(As of autumn 2017, this location is closed while the restaurant makes over a new location nearby.) No stiff plastic pennants were strung from the narrow green awning; no "grand opening" banner blanketed the window below. From outside, there was no obvious sign that this Himalayan storefront had served its first customers only a day earlier.
Inside, however, was a sign of a different sort: a tray of khapsey (shown, in the second photo, as I found it, partially depleted by previous patrons). These celebratory cookies take many forms. The dough might be fashioned into elaborate symbolic configurations or humbler twists; they might be fried in mustard oil, another cooking oil, or in butter; the resulting khapsey might be a little salty or, like these, sugar-dusted and more sweet. H/T Joe DiStefano, of Chopsticks and Marrow, for the observation.

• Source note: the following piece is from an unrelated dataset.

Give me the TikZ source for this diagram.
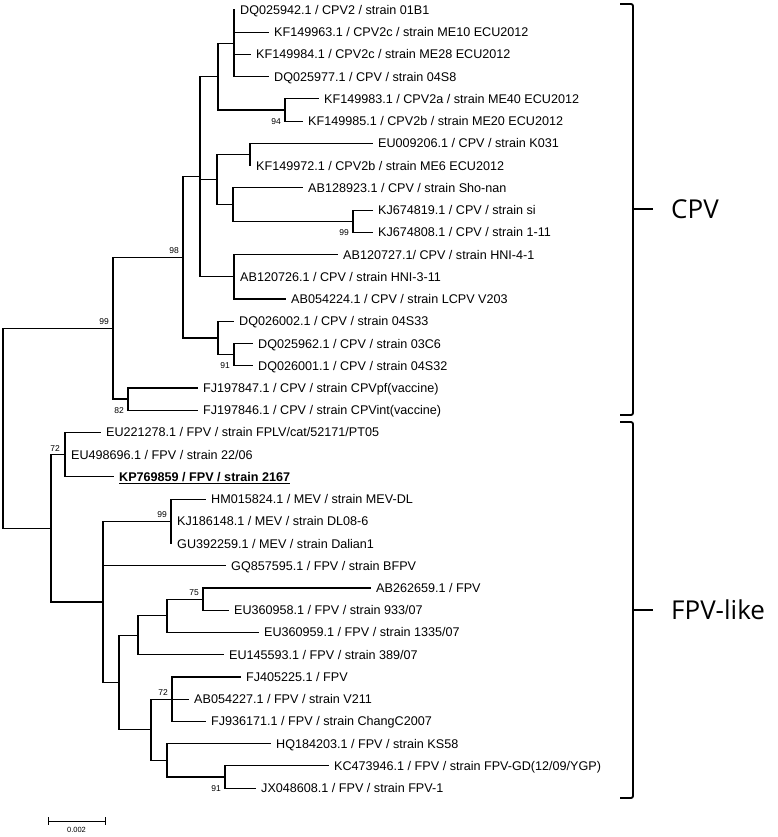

Also shown: this tiny's restaurants raison d'être, laphing. (In the names of the restaurant and of one menu item, they're called liang fen, the Chinese equivalent, but elsewhere on the menu they're called laphing. Why the different names, I haven't figured out.) The most common variety in New York, made from mung beans, is pale, often to the point of transluscence, and very slippery. Prepared from the starch of yellow split peas, this laphing serpo ($4.95), or yellow laphing, is less of a challenge to chopstick skills, but the blend of chile and sesame oils will numb your lips just as readily.